THE TASK — Exactly the lines from the start of the data below through the line that contains "plt.rcParams['font.family'] = ['Liberation" are to be copied, with pictures left out.

============================================================

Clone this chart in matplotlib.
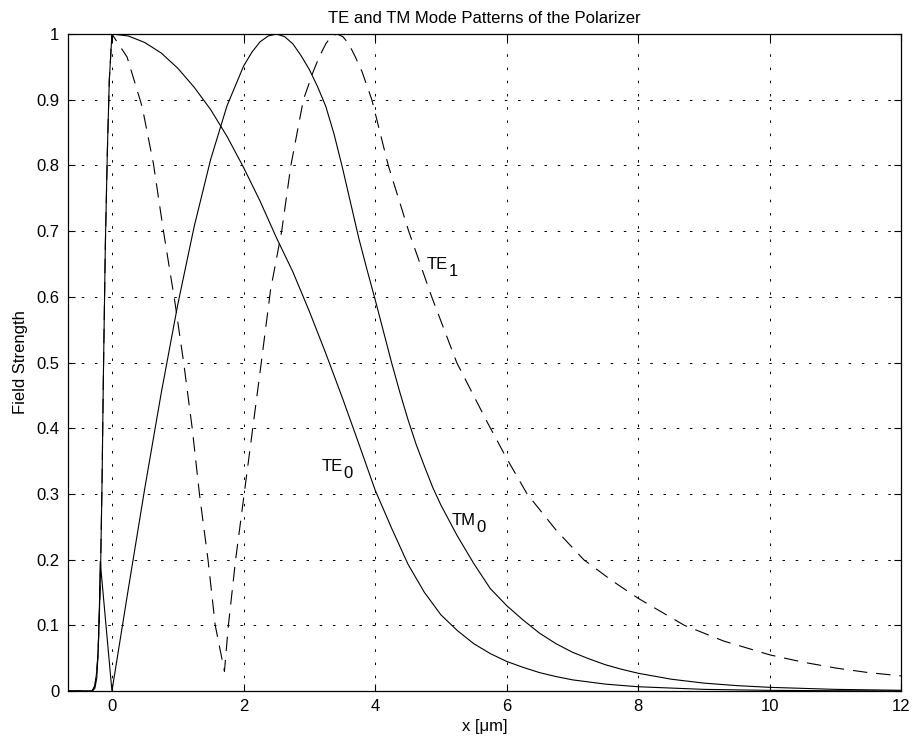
import matplotlib
matplotlib.use("Agg")
import matplotlib.pyplot as plt

plt.rcParams['font.family'] = ['Liberation Sans', 'DejaVu Sans']

# TE0 mode profile
te0_x = [-0.675, -0.40, -0.30, -0.26, -0.23, -0.21, -0.19, -0.17, -0.15, -0.13, -0.10, -0.07, -0.04, 0.0,
         0.25, 0.5, 0.75, 1.0, 1.25, 1.5, 1.75, 2.0, 2.25, 2.5, 2.75, 3.0, 3.25, 3.5, 3.75, 4.0,
         4.25, 4.5, 4.75, 5.0, 5.25, 5.5, 5.75, 6.0, 6.25, 6.5, 6.75, 7.0, 7.5, 8.0, 9.0, 10.0, 11.0, 12.0]
te0_y = [0.0, 0.0, 0.0, 0.008, 0.03, 0.06, 0.12, 0.2, 0.32, 0.48, 0.68, 0.82, 0.93, 1.0,
         0.997, 0.987, 0.971, 0.948, 0.919, 0.885, 0.844, 0.797, 0.746, 0.69, 0.638, 0.578, 0.514, 0.447, 0.377, 0.306,
         0.248, 0.193, 0.15, 0.116, 0.092, 0.072, 0.057, 0.045, 0.036, 0.028, 0.022, 0.017, 0.0105, 0.0065,
         0.0025, 0.001, 0.0004, 0.0001]

# TM0 mode profile
tm0_x = [-0.675, -0.40, -0.30, -0.26, -0.23, -0.21, -0.19, -0.178, 0.0,
         0.25, 0.5, 0.75, 1.0, 1.25, 1.5, 1.75, 2.0, 2.125, 2.25, 2.375, 2.5, 2.625, 2.75, 2.875,
         3.0, 3.125, 3.25, 3.375, 3.5, 3.625, 3.75, 3.875, 4.0, 4.125, 4.25, 4.375, 4.5, 4.625, 4.75,
         4.875, 5.0, 5.25, 5.5, 5.75, 6.0, 6.25, 6.5, 6.75, 7.0, 7.25, 7.5, 7.75, 8.0, 8.5, 9.0,
         9.5, 10.0, 11.0, 12.0]
tm0_y = [0.0, 0.0, 0.0, 0.004, 0.02, 0.06, 0.13, 0.197, 0.0,
         0.156, 0.309, 0.454, 0.588, 0.707, 0.809, 0.891, 0.951, 0.972, 0.988, 0.997, 1.0, 0.996, 0.985, 0.967,
         0.946, 0.92, 0.89, 0.848, 0.798, 0.744, 0.69, 0.642, 0.596, 0.548, 0.5, 0.455, 0.413, 0.375, 0.342,
         0.31, 0.283, 0.236, 0.194, 0.156, 0.13, 0.108, 0.088, 0.072, 0.059, 0.049, 0.04, 0.033, 0.027, 0.018, 0.012,
         0.0082, 0.0056, 0.0025, 0.0011]

# TE1 mode profile
te1_x = [-0.675, -0.40, -0.30, -0.26, -0.23, -0.21, -0.19, -0.17, -0.15, -0.13, -0.10, -0.07, -0.04, 0.0,
         0.23, 0.46, 0.63, 0.78, 0.96, 1.09, 1.22, 1.33, 1.46, 1.57, 1.71, 1.77, 1.88, 2.01, 2.14, 2.27,
         2.41, 2.58, 2.72, 2.91, 3.06, 3.15, 3.25, 3.33, 3.42, 3.51, 3.6, 3.7, 3.8, 3.95, 4.2, 4.51, 4.86,
         5.24, 5.7, 6.0, 6.31, 6.75, 7.17, 7.6, 8.0, 8.7, 9.3, 10.0, 10.5, 11.0, 11.5, 12.0]
te1_y = [0.0, 0.0, 0.0, 0.008, 0.03, 0.06, 0.12, 0.2, 0.32, 0.48, 0.68, 0.82, 0.93, 1.0,
         0.965, 0.889, 0.803, 0.702, 0.59, 0.5, 0.4, 0.3, 0.2, 0.1, 0.03, 0.1, 0.2, 0.3, 0.4, 0.5,
         0.61, 0.7, 0.8, 0.9, 0.943, 0.965, 0.985, 0.996, 1.0, 0.996, 0.985, 0.965, 0.943, 0.9, 0.8, 0.7, 0.6,
         0.5, 0.41, 0.354, 0.3, 0.245, 0.2, 0.168, 0.141, 0.1, 0.076, 0.055, 0.044, 0.035, 0.028, 0.023]

# mode labels: (main text, subscript, x, baseline y)
mode_labels = [('TE', '0', 3.19, 0.335), ('TM', '0', 5.17, 0.252), ('TE', '1', 4.79, 0.642)]

xticks = [0, 2, 4, 6, 8, 10, 12]
yticks = [0, 0.1, 0.2, 0.3, 0.4, 0.5, 0.6, 0.7, 0.8, 0.9, 1.0]
ytick_labels = ['0', '0.1', '0.2', '0.3', '0.4', '0.5', '0.6', '0.7', '0.8', '0.9', '1']

fig = plt.figure(figsize=(9.15, 7.46), dpi=100)
ax = fig.add_axes([0.0738, 0.0737, 0.9114, 0.8807])

ax.plot(te0_x, te0_y, color='k', lw=0.8)
ax.plot(tm0_x, tm0_y, color='k', lw=0.8)
ax.plot(te1_x, te1_y, color='k', lw=0.8, linestyle=(0, (13, 8)))

# subscript drawn at full size, dropped below the baseline
for main, sub, lx, ly in mode_labels:
    t = ax.text(lx, ly, main, fontsize=12, ha='left', va='baseline')
    ax.annotate(sub, xy=(1, 0), xycoords=t, xytext=(0.5, -2.8), textcoords='offset points',
                fontsize=12, ha='left', va='baseline')

ax.set_xlim(-0.675, 12)
ax.set_ylim(0, 1)
ax.set_xticks(xticks)
ax.set_yticks(yticks)
ax.set_yticklabels(ytick_labels)
ax.tick_params(direction='in', length=5, width=0.8, top=True, right=True, labelsize=12, pad=6)
ax.grid(True, color='k', lw=0.7, linestyle=(0, (2.6, 11)))
for s in ax.spines.values():
    s.set_linewidth(0.9)

ax.set_title('TE and TM Mode Patterns of the Polarizer', fontsize=12, pad=8)
ax.set_xlabel('x [\u03bcm]', fontsize=12, labelpad=3)
ax.set_ylabel('Field Strength', fontsize=12, labelpad=6)

fig.savefig('out.png', dpi=100)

============================================================

REPLY TO THE TASK —
Clone this chart in matplotlib.
import matplotlib
matplotlib.use("Agg")
import matplotlib.pyplot as plt

plt.rcParams['font.family'] = ['Liberation Sans', 'DejaVu Sans']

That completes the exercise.